*Required work*.
Pictures aside, quote the whole listing exactly.

*Data shown*.
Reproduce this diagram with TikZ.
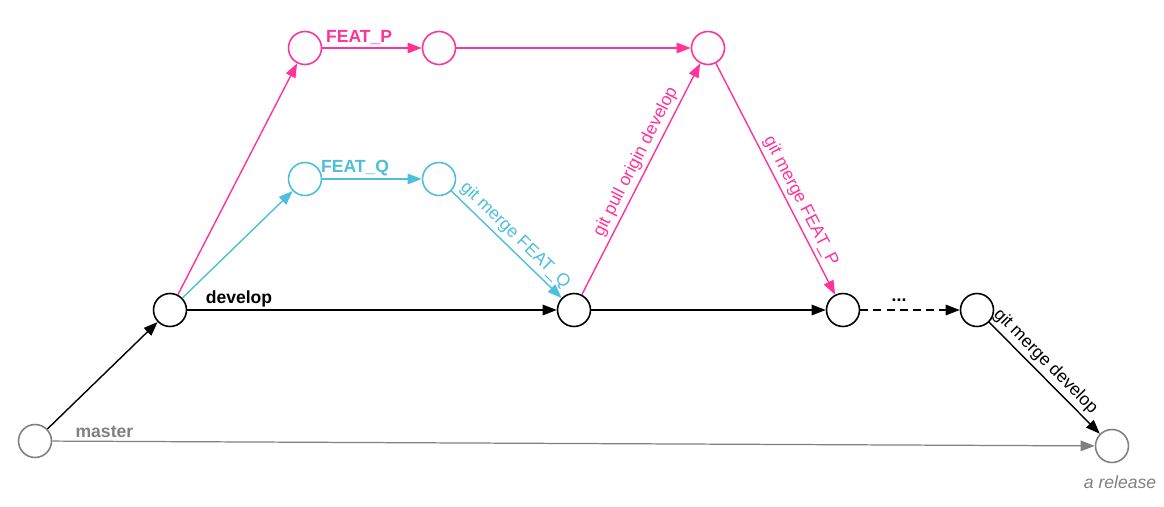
\documentclass[tikz,border=0pt]{standalone}
\usepackage{fontspec}
\setmainfont{Liberation Sans}
\usetikzlibrary{arrows.meta}
\definecolor{featp}{RGB}{255,51,153}
\definecolor{featq}{RGB}{77,190,220}
\definecolor{mastergray}{RGB}{128,128,128}

\begin{document}
\begin{tikzpicture} [x=0.02cm, y=-0.02cm,
				>={Triangle[length=8pt,width=6pt]},
				commit/.style={
				% The shape:
				circle,
				% The size:
      				minimum size=0.66cm, inner sep=0pt,
				% The border:
     				 draw=black, line width=0.9pt,
      				% The filling:
				fill=white
    				},
				pcommit/.style={commit, draw=featp},
				qcommit/.style={commit, draw=featq},
				mcommit/.style={commit, draw=mastergray},
				branch/.style={
				% Font
				font=\bfseries, inner sep=1.5pt
    				},
				cmd/.style={
				sloped, above, inner sep=2pt
    				},
				]
    \tikzstyle{every path} = [line width=0.8pt]
    \useasboundingbox (0,0) rectangle (1164,507);
    % commits
    \node [mcommit] (m0) at (35,441) {};
    \node [mcommit] (m1) at (1112,446) {};
    \node [commit] (d0) at (170,310) {};
    \node [commit] (d1) at (574,310) {};
    \node [commit] (d2) at (843,310) {};
    \node [commit] (d3) at (977,310) {};
    \node [pcommit] (p0) at (305,48) {};
    \node [pcommit] (p1) at (439,48) {};
    \node [pcommit] (p2) at (708,48) {};
    \node [qcommit] (q0) at (305,179) {};
    \node [qcommit] (q1) at (439,179) {};
    \node [mastergray, font=\itshape, anchor=north] (rel) at (1120,469) {a release};
    % master
    \draw [->, mastergray, line width=0.7pt] (m0) -- node [branch, above, pos=0.05] {master} (m1);
    \draw [->] (m0) -- (d0);
    % develop
    \draw [->] (d0) -- node [branch, above, pos=0.14] {develop} (d1);
    \draw [->] (d1) -- (d2);
    \draw [->, dash pattern=on 4.5pt off 3pt] (d2) -- node [branch, above=3pt, pos=0.39] {...} (d3);
    \draw [->] (d3) -- node [cmd, pos=0.43] {git merge develop} (m1);
    % FEAT_P
    \draw [->, featp] (d0) -- (p0);
    \draw [->, featp] (p0) -- node [branch, above, pos=0.37] {FEAT\_P} (p1);
    \draw [->, featp] (p1) -- (p2);
    \draw [->, featp] (d1) -- node [cmd, pos=0.55] {git pull origin develop} (p2);
    \draw [->, featp] (p2) -- node [cmd, pos=0.62] {git merge FEAT\_P} (d2);
    % FEAT_Q
    \draw [->, featq] (d0) -- (q0);
    \draw [->, featq] (q0) -- node [branch, above, pos=0.33] {FEAT\_Q} (q1);
    \draw [->, featq] (q1) -- node [cmd, pos=0.5] {git merge FEAT\_Q} (d1);
\end{tikzpicture}
\end{document}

*Solution to the problem*.
Reproduce this diagram with TikZ.
\documentclass[tikz,border=0pt]{standalone}
\usepackage{fontspec}
\setmainfont{Liberation Sans}
\usetikzlibrary{arrows.meta}
\definecolor{featp}{RGB}{255,51,153}
\definecolor{featq}{RGB}{77,190,220}
\definecolor{mastergray}{RGB}{128,128,128}

\begin{document}
\begin{tikzpicture} [x=0.02cm, y=-0.02cm,
				>={Triangle[length=8pt,width=6pt]},
				commit/.style={
				% The shape:
				circle,
				% The size:
      				minimum size=0.66cm, inner sep=0pt,
				% The border:
     				 draw=black, line width=0.9pt,
      				% The filling:
				fill=white
    				},
				pcommit/.style={commit, draw=featp},
				qcommit/.style={commit, draw=featq},
				mcommit/.style={commit, draw=mastergray},
				branch/.style={
				% Font
				font=\bfseries, inner sep=1.5pt
    				},
				cmd/.style={
				sloped, above, inner sep=2pt
    				},
				]
    \tikzstyle{every path} = [line width=0.8pt]
    \useasboundingbox (0,0) rectangle (1164,507);
    % commits
    \node [mcommit] (m0) at (35,441) {};
    \node [mcommit] (m1) at (1112,446) {};
    \node [commit] (d0) at (170,310) {};
    \node [commit] (d1) at (574,310) {};
    \node [commit] (d2) at (843,310) {};
    \node [commit] (d3) at (977,310) {};
    \node [pcommit] (p0) at (305,48) {};
    \node [pcommit] (p1) at (439,48) {};
    \node [pcommit] (p2) at (708,48) {};
    \node [qcommit] (q0) at (305,179) {};
    \node [qcommit] (q1) at (439,179) {};
    \node [mastergray, font=\itshape, anchor=north] (rel) at (1120,469) {a release};
    % master
    \draw [->, mastergray, line width=0.7pt] (m0) -- node [branch, above, pos=0.05] {master} (m1);
    \draw [->] (m0) -- (d0);
    % develop
    \draw [->] (d0) -- node [branch, above, pos=0.14] {develop} (d1);
    \draw [->] (d1) -- (d2);
    \draw [->, dash pattern=on 4.5pt off 3pt] (d2) -- node [branch, above=3pt, pos=0.39] {...} (d3);
    \draw [->] (d3) -- node [cmd, pos=0.43] {git merge develop} (m1);
    % FEAT_P
    \draw [->, featp] (d0) -- (p0);
    \draw [->, featp] (p0) -- node [branch, above, pos=0.37] {FEAT\_P} (p1);
    \draw [->, featp] (p1) -- (p2);
    \draw [->, featp] (d1) -- node [cmd, pos=0.55] {git pull origin develop} (p2);
    \draw [->, featp] (p2) -- node [cmd, pos=0.62] {git merge FEAT\_P} (d2);
    % FEAT_Q
    \draw [->, featq] (d0) -- (q0);
    \draw [->, featq] (q0) -- node [branch, above, pos=0.33] {FEAT\_Q} (q1);
    \draw [->, featq] (q1) -- node [cmd, pos=0.5] {git merge FEAT\_Q} (d1);
\end{tikzpicture}
\end{document}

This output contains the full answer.